◆ What is being asked ◆
Go through the listing below and gather every line with the word "React".

◆ Data excerpt ◆
★ ★ ★ ★
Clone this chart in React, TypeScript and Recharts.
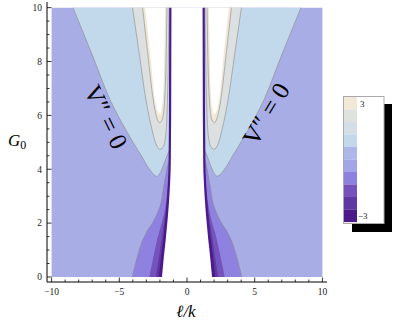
import React from 'react';
import { ComposedChart, Area, Line, XAxis, YAxis } from 'recharts';

// ---- data (left half; right half is the mirror image, as in the picture) ----
const plotBox: [number, number][] = [[-10, 10], [10, 10]];
// lavender / light-blue boundary  (V'' = 0)
const blueEdge: [number, number][] = [[-8.42, 10], [-7.0, 8.25], [-5.7, 6.6], [-4.5, 5.45], [-3.36, 4.49], [-2.7, 3.95], [-2.24, 3.74], [-1.95, 3.9], [-1.63, 4.3], [-1.4, 4.6], [-1.2, 4.8]];
// light-blue / grey boundary
const greyEdge: [number, number][] = [[-4.02, 10], [-3.53, 8.3], [-3.04, 6.6], [-2.6, 5.5], [-2.3, 4.95], [-2.0, 4.74], [-1.75, 4.85], [-1.55, 5.37], [-1.45, 6.5], [-1.38, 8], [-1.33, 10]];
// grey / beige boundary
const beigeEdge: [number, number][] = [[-3.28, 10], [-2.9, 8.3], [-2.5, 6.6], [-2.25, 5.95], [-2.02, 5.73], [-1.8, 5.9], [-1.65, 6.6], [-1.55, 8], [-1.48, 10]];
// beige / white (above range) boundary
const whiteEdge: [number, number][] = [[-3.09, 10], [-2.72, 8.3], [-2.37, 6.6], [-2.18, 6.15], [-1.98, 6.04], [-1.85, 6.3], [-1.75, 7.0], [-1.68, 8.3], [-1.62, 10]];
// purple levels near the bottom
const purple1Edge: [number, number][] = [[-4.05, 0], [-3.75, 0.6], [-3.4, 1.2], [-3.0, 1.65], [-2.5, 2.05], [-2.13, 2.45], [-1.87, 2.87], [-1.75, 3.25], [-1.6, 3.7], [-1.4, 4.2], [-1.2, 4.5]];
const purple2Edge: [number, number][] = [[-2.79, 0], [-2.5, 0.7], [-2.2, 1.4], [-1.87, 2.0], [-1.6, 2.6], [-1.45, 3.2], [-1.3, 4.0], [-1.2, 4.4]];
const purple3Edge: [number, number][] = [[-2.3, 0], [-2.08, 0.7], [-1.87, 1.4], [-1.67, 2.1], [-1.5, 2.8], [-1.38, 3.5], [-1.28, 4.2], [-1.2, 4.6]];
const purple4Edge: [number, number][] = [[-2.08, 0], [-1.93, 0.7], [-1.75, 1.4], [-1.59, 2.1], [-1.46, 2.8], [-1.36, 3.5], [-1.28, 4.2], [-1.2, 4.8]];
// edge of the undefined (white) slot
const slotEdge: [number, number][] = [[-1.93, 0], [-1.8, 0.7], [-1.65, 1.4], [-1.52, 2.1], [-1.41, 2.8], [-1.33, 3.5], [-1.28, 4.2], [-1.25, 6], [-1.23, 10]];

const xTicks = [-10, -9, -8, -7, -6, -5, -4, -3, -2, -1, 0, 1, 2, 3, 4, 5, 6, 7, 8, 9, 10];
const xMajor = [-10, -5, 0, 5, 10];
const yTicks = [0, 0.5, 1, 1.5, 2, 2.5, 3, 3.5, 4, 4.5, 5, 5.5, 6, 6.5, 7, 7.5, 8, 8.5, 9, 9.5, 10];
const yMajor = [0, 2, 4, 6, 8, 10];

const legendColors = ['#F2E8D8', '#E0E2E0', '#D3DEE6', '#C3D8EC', '#ADB8E9', '#A3A6E6', '#8E80DF', '#7553BA', '#5F38A4', '#4D1A8B'];
const legendLabels = ['3', '−3'];
const curveLabel = 'V″ = 0';

// ---- helpers ----
const mirror = (p: [number, number][]) => p.map(([x, y]) => [-x, y] as [number, number]).reverse();
const upper = (p: [number, number][]) => p.map(([x, y]) => ({ x, r: [y, 10] }));
const lower = (p: [number, number][]) => p.map(([x, y]) => ({ x, r: [0, y] }));
const pts = (p: [number, number][]) => p.map(([x, y]) => ({ x, y }));
const fmt = (v: number) => (v < 0 ? '−' + Math.abs(v) : String(v));

const C = {
  lav: '#A8ADE6', blue: '#C2D8EB', grey: '#DDE0E0', beige: '#F1E7D6',
  p1: '#8F81DF', p2: '#7453BA', p3: '#5F37A4', p4: '#4C1A8B', line: '#8a8a8a',
};
const FONT = '"Liberation Serif", "Times New Roman", serif';

const BottomTick = (props: any) => {
  const { x, y, payload } = props;
  const major = xMajor.includes(payload.value);
  return (
    <g>
      <line x1={x} x2={x} y1={y} y2={y - (major ? 4.5 : 2.5)} stroke="#000" strokeWidth={0.8} />
      {major && (
        <text x={x} y={y + 13} textAnchor="middle" fontSize={9.5} fontFamily={FONT} fill="#222">{fmt(payload.value)}</text>
      )}
    </g>
  );
};
const TopTick = (props: any) => {
  const { x, y, payload } = props;
  const major = xMajor.includes(payload.value);
  return <line x1={x} x2={x} y1={y} y2={y + (major ? 4.5 : 2.5)} stroke="#000" strokeWidth={0.8} />;
};
const LeftTick = (props: any) => {
  const { x, y, payload } = props;
  const major = yMajor.includes(payload.value);
  return (
    <g>
      <line x1={x} x2={x + (major ? 4.5 : 2.5)} y1={y} y2={y} stroke="#000" strokeWidth={0.8} />
      {major && (
        <text x={x - 5} y={y + 3.3} textAnchor="end" fontSize={9.5} fontFamily={FONT} fill="#222">{fmt(payload.value)}</text>
      )}
    </g>
  );
};
const RightTick = (props: any) => {
  const { x, y, payload } = props;
  const major = yMajor.includes(payload.value);
  return <line x1={x} x2={x - (major ? 4.5 : 2.5)} y1={y} y2={y} stroke="#000" strokeWidth={0.8} />;
};

const region = (key: string, data: any[], fill: string) => (
  <Area key={key} xAxisId="b" yAxisId="l" data={data} dataKey="r" type="monotone" fill={fill} fillOpacity={1} stroke="none" isAnimationActive={false} />
);
const contour = (key: string, data: any[], stroke = C.line, w = 0.6) => (
  <Line key={key} xAxisId="b" yAxisId="l" data={data} dataKey="y" type="monotone" stroke={stroke} strokeWidth={w} dot={false} activeDot={false} isAnimationActive={false} />
);

export default function App() {
  const both = (p: [number, number][]) => [p, mirror(p)];
  return (
    <div style={{ position: 'absolute', left: 0, top: 0, width: 400, height: 328, background: '#fff' }}>
      <ComposedChart width={400} height={328} margin={{ top: 2, right: 73, bottom: 16, left: 0 }}>
        <XAxis xAxisId="b" type="number" dataKey="x" domain={[-10.34, 10.34]} ticks={xTicks} interval={0}
          allowDataOverflow tickSize={0} tickMargin={0} height={30} tick={<BottomTick />} axisLine={{ stroke: '#000' }} tickLine={false} />
        <XAxis xAxisId="t" orientation="top" type="number" dataKey="x" domain={[-10.34, 10.34]} ticks={xTicks} interval={0}
          allowDataOverflow tickSize={0} tickMargin={0} height={0} tick={<TopTick />} axisLine={{ stroke: '#000' }} tickLine={false} />
        <YAxis yAxisId="l" type="number" domain={[-0.186, 10.21]} ticks={yTicks} interval={0} allowDataOverflow
          tickSize={0} tickMargin={0} width={47} tick={<LeftTick />} axisLine={{ stroke: '#000' }} tickLine={false} />
        <YAxis yAxisId="r" orientation="right" type="number" domain={[-0.186, 10.21]} ticks={yTicks} interval={0} allowDataOverflow
          tickSize={0} tickMargin={0} width={0} tick={<RightTick />} axisLine={{ stroke: '#000' }} tickLine={false} />
        {region('bg', plotBox.map(([x, y]) => ({ x, r: [0, y] })), C.lav)}
        {both(blueEdge).map((p, i) => region('blue' + i, upper(p), C.blue))}
        {both(greyEdge).map((p, i) => region('grey' + i, upper(p), C.grey))}
        {both(beigeEdge).map((p, i) => region('beige' + i, upper(p), C.beige))}
        {both(whiteEdge).map((p, i) => region('white' + i, upper(p), '#fff'))}
        {both(purple1Edge).map((p, i) => region('p1' + i, lower(p), C.p1))}
        {both(purple2Edge).map((p, i) => region('p2' + i, lower(p), C.p2))}
        {both(purple3Edge).map((p, i) => region('p3' + i, lower(p), C.p3))}
        {both(purple4Edge).map((p, i) => region('p4' + i, lower(p), C.p4))}
        {[blueEdge, greyEdge, beigeEdge, purple1Edge].flatMap((e, j) =>
          both(e).map((p, i) => contour('c' + j + '_' + i, pts(p))))}
        {both(slotEdge).map((p, i) => contour('se' + i, pts(p), C.p4, 2.2))}
        {region('slot', lower([...slotEdge, ...mirror(slotEdge)]), '#fff')}

        <text x={8} y={146} fontSize={17} fontStyle="italic" fontFamily={FONT} fill="#000">G<tspan fontStyle="normal" fontSize={12} dy={3}>0</tspan></text>
        <text x={186} y={317} textAnchor="middle" fontSize={17} fontStyle="italic" fontFamily={FONT} fill="#000">ℓ/k</text>

        <g>
          <rect x={352} y={104} width={40} height={128} fill="#000" />
          <rect x={343.5} y={96.5} width={40.5} height={127} fill="#fff" stroke="#aaa" strokeWidth={1} />
          {legendColors.map((c, i) => (
            <rect key={c} x={344} y={97 + i * 12.5} width={13} height={12.6} fill={c} />
          ))}
          <text x={360} y={107} fontSize={9} fontFamily={FONT} fill="#222">{legendLabels[0]}</text>
          <text x={358} y={219} fontSize={9} fontFamily={FONT} fill="#222">{legendLabels[1]}</text>
        </g>
      </ComposedChart>
      <svg width={400} height={328} style={{ position: 'absolute', left: 0, top: 0, pointerEvents: 'none' }}>
        <text transform="translate(106,117) rotate(64)" textAnchor="middle" dominantBaseline="central" fontSize={25} fontFamily={FONT} fill="#000">{curveLabel}</text>
        <text transform="translate(266,114) rotate(-59)" textAnchor="middle" dominantBaseline="central" fontSize={25} fontFamily={FONT} fill="#000">{curveLabel}</text>
      </svg>
    </div>
  );
}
★ ★ ★ ★
◆ Answer for the task ◆
Clone this chart in React, TypeScript and Recharts.
import React from 'react';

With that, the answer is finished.